In this exercise, return the whole listing exactly, excluding any images.

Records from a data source
· · · ·

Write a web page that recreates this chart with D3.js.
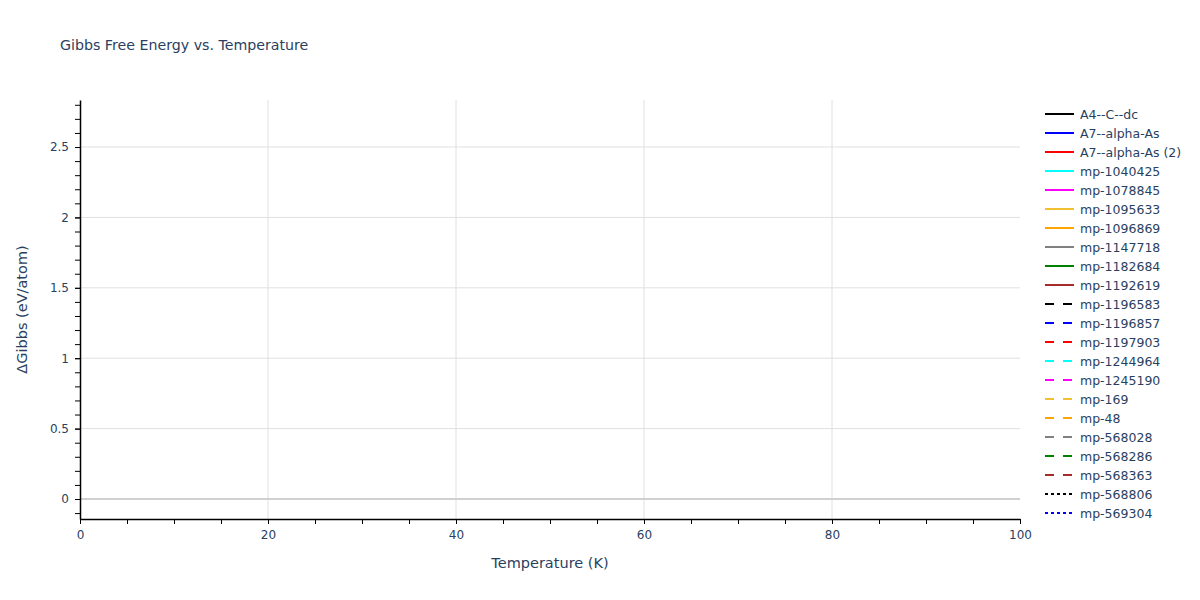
<!DOCTYPE html>
<html lang="en">

<head>
  <meta charset="UTF-8">
  <title>Gibbs Free Energy vs. Temperature</title>
  <script src="https://d3js.org/d3.v7.min.js"></script>
  <style>
    body {
      margin: 0;
      background: #fff;
      font-family: "DejaVu Sans", sans-serif;
    }
  </style>
</head>

<body>
  <div id="chart"></div>
  <script>
    // legend entries, in order
    const names = ["A4--C--dc", "A7--alpha-As", "A7--alpha-As (2)", "mp-1040425", "mp-1078845",
      "mp-1095633", "mp-1096869", "mp-1147718", "mp-1182684", "mp-1192619",
      "mp-1196583", "mp-1196857", "mp-1197903", "mp-1244964", "mp-1245190",
      "mp-169", "mp-48", "mp-568028", "mp-568286", "mp-568363",
      "mp-568806", "mp-569304"];
    const colors = ["#000000", "#0000ff", "#ff0000", "#00ffff", "#ff00ff",
      "#f0c030", "#ffa500", "#808080", "#008000", "#a52a2a"];
    const dashes = ["solid", "dash", "dot"];

    // no points fall in the visible window, so every series is empty
    const temperatures = [];
    const seriesValues = names.map(() => []);

    const xTicks = [0, 20, 40, 60, 80, 100];
    const yTicks = [0, 0.5, 1, 1.5, 2, 2.5];
    const xDomain = [0, 100];
    const yDomain = [-0.142, 2.834];

    const W = 1200, H = 600;
    const margin = {top: 100, right: 180, bottom: 81, left: 80};
    const width = W - margin.left - margin.right,
      height = H - margin.top - margin.bottom;
    const textColor = "#2a3f5f";

    const root = d3.select("#chart").append("svg")
      .attr("width", W)
      .attr("height", H);

    root.append("text")
      .attr("x", 60)
      .attr("y", 50)
      .attr("fill", textColor)
      .style("font-size", "14.2px")
      .text("Gibbs Free Energy vs. Temperature");

    const svg = root.append("g")
      .attr("transform", "translate(" + margin.left + "," + margin.top + ")");

    const x = d3.scaleLinear().domain(xDomain).range([0, width]);
    const y = d3.scaleLinear().domain(yDomain).range([height, 0]);

    // grid
    svg.append("g").selectAll("line")
      .data(xTicks.filter(d => d > 0 && d < 100))
      .enter().append("line")
      .attr("x1", d => x(d)).attr("x2", d => x(d))
      .attr("y1", 0).attr("y2", height)
      .attr("stroke", "#e0e0e0");

    svg.append("g").selectAll("line")
      .data(yTicks.filter(d => d !== 0))
      .enter().append("line")
      .attr("x1", 0).attr("x2", width)
      .attr("y1", d => y(d)).attr("y2", d => y(d))
      .attr("stroke", "#e0e0e0");

    svg.append("line")
      .attr("x1", 0).attr("x2", width)
      .attr("y1", y(0)).attr("y2", y(0))
      .attr("stroke", "#d0d0d0")
      .attr("stroke-width", 2);

    // series lines
    const line = d3.line()
      .x((d, i) => x(temperatures[i]))
      .y(d => y(d));
    const dashArr = {solid: null, dash: "9,9", dot: "3,3"};

    svg.append("g").selectAll("path")
      .data(seriesValues)
      .enter().append("path")
      .attr("fill", "none")
      .attr("stroke", (d, i) => colors[i % 10])
      .attr("stroke-width", 2)
      .attr("stroke-dasharray", (d, i) => dashArr[dashes[Math.floor(i / 10)]])
      .attr("d", d => d.length ? line(d) : null);

    function styleAxis(g) {
      g.selectAll("line").attr("stroke", "#000");
      g.select(".domain").attr("stroke", "#000").attr("stroke-width", 1.5);
      g.selectAll("text")
        .attr("fill", textColor)
        .style("font-family", "'DejaVu Sans', sans-serif")
        .style("font-size", "12px");
    }

    // minor ticks
    svg.append("g")
      .attr("transform", "translate(0," + height + ")")
      .call(d3.axisBottom(x).tickValues(d3.range(0, 101, 5)).tickSize(5).tickFormat(""))
      .call(styleAxis)
      .call(g => g.select(".domain").remove());

    svg.append("g")
      .call(d3.axisLeft(y).tickValues(d3.range(-1, 29).map(d => d / 10)).tickSize(5).tickFormat(""))
      .call(styleAxis)
      .call(g => g.select(".domain").remove());

    // major axes
    svg.append("g")
      .attr("transform", "translate(0," + height + ")")
      .call(d3.axisBottom(x).tickValues(xTicks).tickSize(5).tickPadding(6).tickSizeOuter(0).tickFormat(d3.format("d")))
      .call(styleAxis);

    svg.append("g")
      .call(d3.axisLeft(y).tickValues(yTicks).tickSize(5).tickPadding(6).tickSizeOuter(0).tickFormat(d3.format("")))
      .call(styleAxis);

    // axis titles
    svg.append("text")
      .attr("text-anchor", "middle")
      .attr("x", width / 2)
      .attr("y", height + 49)
      .attr("fill", textColor)
      .style("font-size", "14.5px")
      .text("Temperature (K)");

    svg.append("text")
      .attr("text-anchor", "middle")
      .attr("transform", "rotate(-90)")
      .attr("x", -(height / 2))
      .attr("y", -53)
      .attr("fill", textColor)
      .style("font-size", "14.5px")
      .text("ΔGibbs (eV/atom)");

    // legend
    const legend = root.append("g")
      .attr("transform", "translate(1045,114)");

    const item = legend.selectAll("g")
      .data(names)
      .enter().append("g")
      .attr("transform", (d, i) => "translate(0," + (i * 19) + ")");

    item.append("line")
      .attr("x1", 0).attr("x2", 29)
      .attr("stroke", (d, i) => colors[i % 10])
      .attr("stroke-width", 2)
      .attr("stroke-dasharray", (d, i) => dashArr[dashes[Math.floor(i / 10)]]);

    item.append("text")
      .attr("x", 35)
      .attr("y", 4.5)
      .attr("fill", textColor)
      .style("font-size", "12.5px")
      .text(d => d);
  </script>
</body>

</html>
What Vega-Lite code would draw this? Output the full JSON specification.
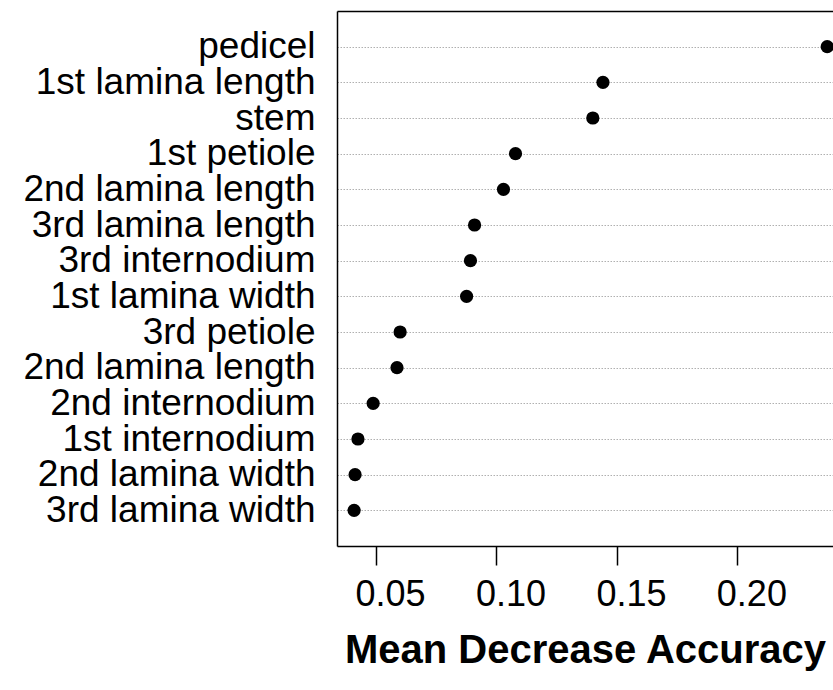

· · · ·

- **Final answer**:
Write a web page that recreates this chart with D3.js.
<!DOCTYPE html>
<html lang="en">

<head>
  <meta charset="UTF-8">
  <title>Gibbs Free Energy vs. Temperature</title>
  <script src="https://d3js.org/d3.v7.min.js"></script>
  <style>
    body {
      margin: 0;
      background: #fff;
      font-family: "DejaVu Sans", sans-serif;
    }
  </style>
</head>

<body>
  <div id="chart"></div>
  <script>
    // legend entries, in order
    const names = ["A4--C--dc", "A7--alpha-As", "A7--alpha-As (2)", "mp-1040425", "mp-1078845",
      "mp-1095633", "mp-1096869", "mp-1147718", "mp-1182684", "mp-1192619",
      "mp-1196583", "mp-1196857", "mp-1197903", "mp-1244964", "mp-1245190",
      "mp-169", "mp-48", "mp-568028", "mp-568286", "mp-568363",
      "mp-568806", "mp-569304"];
    const colors = ["#000000", "#0000ff", "#ff0000", "#00ffff", "#ff00ff",
      "#f0c030", "#ffa500", "#808080", "#008000", "#a52a2a"];
    const dashes = ["solid", "dash", "dot"];

    // no points fall in the visible window, so every series is empty
    const temperatures = [];
    const seriesValues = names.map(() => []);

    const xTicks = [0, 20, 40, 60, 80, 100];
    const yTicks = [0, 0.5, 1, 1.5, 2, 2.5];
    const xDomain = [0, 100];
    const yDomain = [-0.142, 2.834];

    const W = 1200, H = 600;
    const margin = {top: 100, right: 180, bottom: 81, left: 80};
    const width = W - margin.left - margin.right,
      height = H - margin.top - margin.bottom;
    const textColor = "#2a3f5f";

    const root = d3.select("#chart").append("svg")
      .attr("width", W)
      .attr("height", H);

    root.append("text")
      .attr("x", 60)
      .attr("y", 50)
      .attr("fill", textColor)
      .style("font-size", "14.2px")
      .text("Gibbs Free Energy vs. Temperature");

    const svg = root.append("g")
      .attr("transform", "translate(" + margin.left + "," + margin.top + ")");

    const x = d3.scaleLinear().domain(xDomain).range([0, width]);
    const y = d3.scaleLinear().domain(yDomain).range([height, 0]);

    // grid
    svg.append("g").selectAll("line")
      .data(xTicks.filter(d => d > 0 && d < 100))
      .enter().append("line")
      .attr("x1", d => x(d)).attr("x2", d => x(d))
      .attr("y1", 0).attr("y2", height)
      .attr("stroke", "#e0e0e0");

    svg.append("g").selectAll("line")
      .data(yTicks.filter(d => d !== 0))
      .enter().append("line")
      .attr("x1", 0).attr("x2", width)
      .attr("y1", d => y(d)).attr("y2", d => y(d))
      .attr("stroke", "#e0e0e0");

    svg.append("line")
      .attr("x1", 0).attr("x2", width)
      .attr("y1", y(0)).attr("y2", y(0))
      .attr("stroke", "#d0d0d0")
      .attr("stroke-width", 2);

    // series lines
    const line = d3.line()
      .x((d, i) => x(temperatures[i]))
      .y(d => y(d));
    const dashArr = {solid: null, dash: "9,9", dot: "3,3"};

    svg.append("g").selectAll("path")
      .data(seriesValues)
      .enter().append("path")
      .attr("fill", "none")
      .attr("stroke", (d, i) => colors[i % 10])
      .attr("stroke-width", 2)
      .attr("stroke-dasharray", (d, i) => dashArr[dashes[Math.floor(i / 10)]])
      .attr("d", d => d.length ? line(d) : null);

    function styleAxis(g) {
      g.selectAll("line").attr("stroke", "#000");
      g.select(".domain").attr("stroke", "#000").attr("stroke-width", 1.5);
      g.selectAll("text")
        .attr("fill", textColor)
        .style("font-family", "'DejaVu Sans', sans-serif")
        .style("font-size", "12px");
    }

    // minor ticks
    svg.append("g")
      .attr("transform", "translate(0," + height + ")")
      .call(d3.axisBottom(x).tickValues(d3.range(0, 101, 5)).tickSize(5).tickFormat(""))
      .call(styleAxis)
      .call(g => g.select(".domain").remove());

    svg.append("g")
      .call(d3.axisLeft(y).tickValues(d3.range(-1, 29).map(d => d / 10)).tickSize(5).tickFormat(""))
      .call(styleAxis)
      .call(g => g.select(".domain").remove());

    // major axes
    svg.append("g")
      .attr("transform", "translate(0," + height + ")")
      .call(d3.axisBottom(x).tickValues(xTicks).tickSize(5).tickPadding(6).tickSizeOuter(0).tickFormat(d3.format("d")))
      .call(styleAxis);

    svg.append("g")
      .call(d3.axisLeft(y).tickValues(yTicks).tickSize(5).tickPadding(6).tickSizeOuter(0).tickFormat(d3.format("")))
      .call(styleAxis);

    // axis titles
    svg.append("text")
      .attr("text-anchor", "middle")
      .attr("x", width / 2)
      .attr("y", height + 49)
      .attr("fill", textColor)
      .style("font-size", "14.5px")
      .text("Temperature (K)");

    svg.append("text")
      .attr("text-anchor", "middle")
      .attr("transform", "rotate(-90)")
      .attr("x", -(height / 2))
      .attr("y", -53)
      .attr("fill", textColor)
      .style("font-size", "14.5px")
      .text("ΔGibbs (eV/atom)");

    // legend
    const legend = root.append("g")
      .attr("transform", "translate(1045,114)");

    const item = legend.selectAll("g")
      .data(names)
      .enter().append("g")
      .attr("transform", (d, i) => "translate(0," + (i * 19) + ")");

    item.append("line")
      .attr("x1", 0).attr("x2", 29)
      .attr("stroke", (d, i) => colors[i % 10])
      .attr("stroke-width", 2)
      .attr("stroke-dasharray", (d, i) => dashArr[dashes[Math.floor(i / 10)]]);

    item.append("text")
      .attr("x", 35)
      .attr("y", 4.5)
      .attr("fill", textColor)
      .style("font-size", "12.5px")
      .text(d => d);
  </script>
</body>

</html>
What Vega-Lite code would draw this? Output the full JSON specification.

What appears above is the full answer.